[THE TASK] Copy every entry word for word, but skip the pictures.

-- START --

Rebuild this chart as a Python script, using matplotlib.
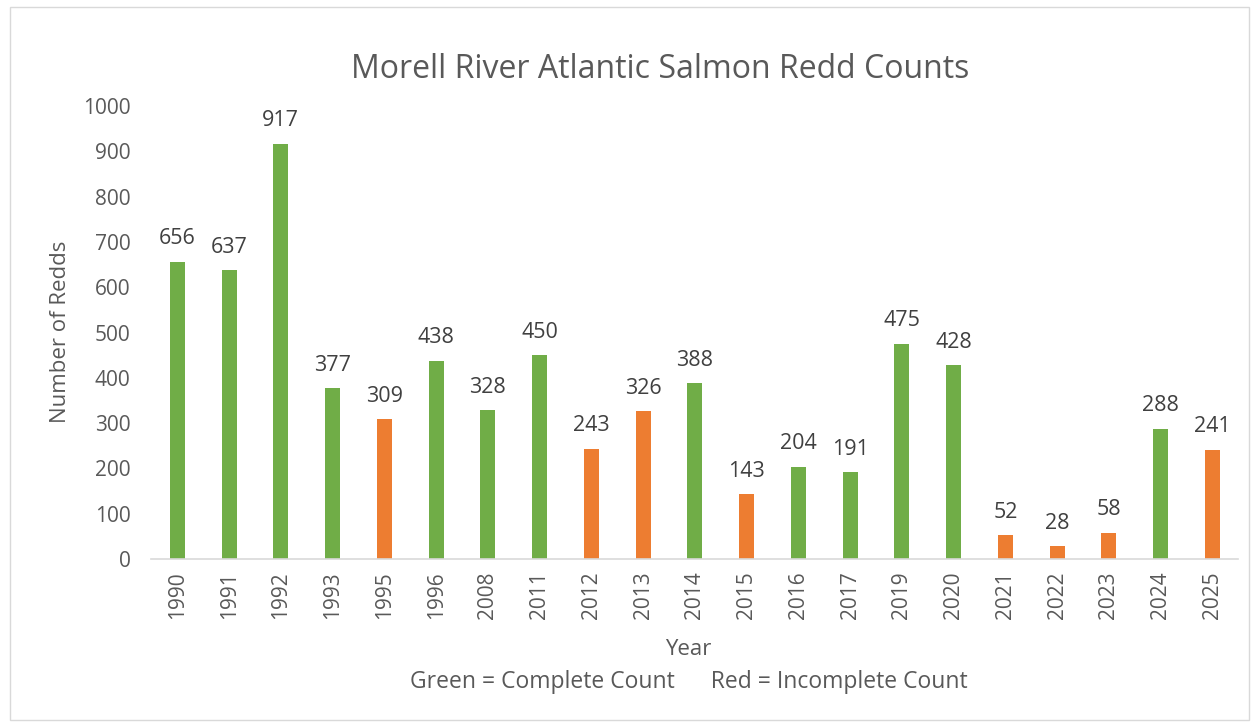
import matplotlib
matplotlib.use("Agg")
import matplotlib.pyplot as plt
from matplotlib.patches import Rectangle

years = ['1990', '1991', '1992', '1993', '1995', '1996', '2008', '2011', '2012', '2013', '2014',
         '2015', '2016', '2017', '2019', '2020', '2021', '2022', '2023', '2024', '2025']
redds = [656, 637, 917, 377, 309, 438, 328, 450, 243, 326, 388,
         143, 204, 191, 475, 428, 52, 28, 58, 288, 241]
complete = [True, True, True, True, False, True, True, True, False, False, True,
            False, True, True, True, True, False, False, False, True, False]

green = '#70AD47'
orange = '#ED7D31'
txt = '#595959'

plt.rcParams['font.family'] = ['Open Sans', 'DejaVu Sans']

fig = plt.figure(figsize=(12.52, 7.26), dpi=100)
ax = fig.add_axes([0.121, 0.23, 0.868, 0.624])

colors = [green if c else orange for c in complete]
x = range(len(years))
ax.bar(x, redds, width=0.29, color=colors)

# value labels above bars
for i, v in enumerate(redds):
    ax.annotate(str(v), (i, v), xytext=(0, 9), textcoords='offset points',
                ha='center', va='bottom', fontsize=15.5, color='#404040')

ax.set_xlim(-0.5, len(years) - 0.5)
ax.set_ylim(0, 1000)
ax.set_yticks(range(0, 1001, 100))
ax.set_xticks(list(x))
ax.set_xticklabels(years, rotation=90)
ax.tick_params(axis='both', length=0, labelsize=15, labelcolor=txt)
ax.tick_params(axis='y', pad=15)
ax.tick_params(axis='x', pad=9)

for s in ['top', 'right', 'left']:
    ax.spines[s].set_visible(False)
ax.spines['bottom'].set_color('#D9D9D9')
ax.spines['bottom'].set_linewidth(1.2)

fig.text(0.527, 0.904, 'Morell River Atlantic Salmon Redd Counts',
         ha='center', va='center', fontsize=23, color=txt)
fig.text(0.048, 0.543, 'Number of Redds', rotation=90,
         ha='center', va='center', fontsize=16, color=txt)
fig.text(0.55, 0.105, 'Year', ha='center', va='center', fontsize=16, color=txt)
fig.text(0.55, 0.061, 'Green = Complete Count      Red = Incomplete Count',
         ha='center', va='center', fontsize=16.5, color=txt)

fig.patches.append(Rectangle((0.008, 0.008), 0.99, 0.982, transform=fig.transFigure,
                             fill=False, edgecolor='#D9D9D9', linewidth=1))

fig.savefig('out.png', dpi=100, facecolor='white')
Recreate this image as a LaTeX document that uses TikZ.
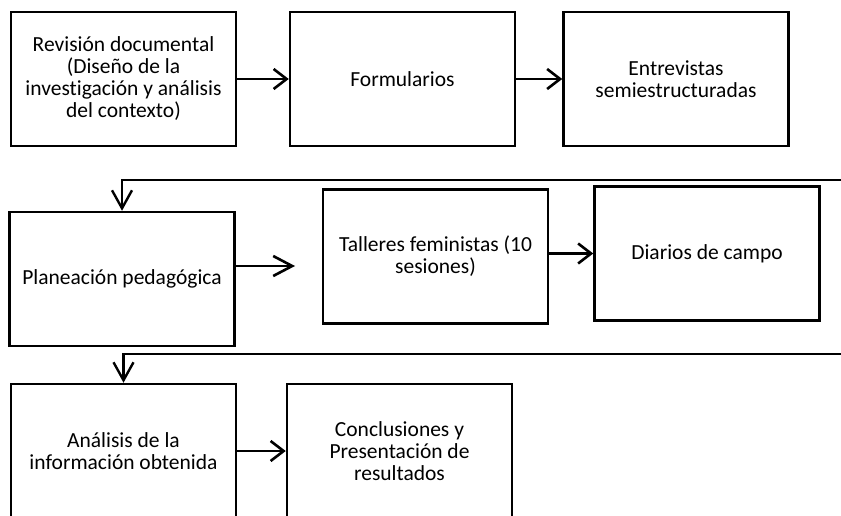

-- END --

[CORRECT RESPONSE]
Rebuild this chart as a Python script, using matplotlib.
import matplotlib
matplotlib.use("Agg")
import matplotlib.pyplot as plt
from matplotlib.patches import Rectangle

years = ['1990', '1991', '1992', '1993', '1995', '1996', '2008', '2011', '2012', '2013', '2014',
         '2015', '2016', '2017', '2019', '2020', '2021', '2022', '2023', '2024', '2025']
redds = [656, 637, 917, 377, 309, 438, 328, 450, 243, 326, 388,
         143, 204, 191, 475, 428, 52, 28, 58, 288, 241]
complete = [True, True, True, True, False, True, True, True, False, False, True,
            False, True, True, True, True, False, False, False, True, False]

green = '#70AD47'
orange = '#ED7D31'
txt = '#595959'

plt.rcParams['font.family'] = ['Open Sans', 'DejaVu Sans']

fig = plt.figure(figsize=(12.52, 7.26), dpi=100)
ax = fig.add_axes([0.121, 0.23, 0.868, 0.624])

colors = [green if c else orange for c in complete]
x = range(len(years))
ax.bar(x, redds, width=0.29, color=colors)

# value labels above bars
for i, v in enumerate(redds):
    ax.annotate(str(v), (i, v), xytext=(0, 9), textcoords='offset points',
                ha='center', va='bottom', fontsize=15.5, color='#404040')

ax.set_xlim(-0.5, len(years) - 0.5)
ax.set_ylim(0, 1000)
ax.set_yticks(range(0, 1001, 100))
ax.set_xticks(list(x))
ax.set_xticklabels(years, rotation=90)
ax.tick_params(axis='both', length=0, labelsize=15, labelcolor=txt)
ax.tick_params(axis='y', pad=15)
ax.tick_params(axis='x', pad=9)

for s in ['top', 'right', 'left']:
    ax.spines[s].set_visible(False)
ax.spines['bottom'].set_color('#D9D9D9')
ax.spines['bottom'].set_linewidth(1.2)

fig.text(0.527, 0.904, 'Morell River Atlantic Salmon Redd Counts',
         ha='center', va='center', fontsize=23, color=txt)
fig.text(0.048, 0.543, 'Number of Redds', rotation=90,
         ha='center', va='center', fontsize=16, color=txt)
fig.text(0.55, 0.105, 'Year', ha='center', va='center', fontsize=16, color=txt)
fig.text(0.55, 0.061, 'Green = Complete Count      Red = Incomplete Count',
         ha='center', va='center', fontsize=16.5, color=txt)

fig.patches.append(Rectangle((0.008, 0.008), 0.99, 0.982, transform=fig.transFigure,
                             fill=False, edgecolor='#D9D9D9', linewidth=1))

fig.savefig('out.png', dpi=100, facecolor='white')
Recreate this image as a LaTeX document that uses TikZ.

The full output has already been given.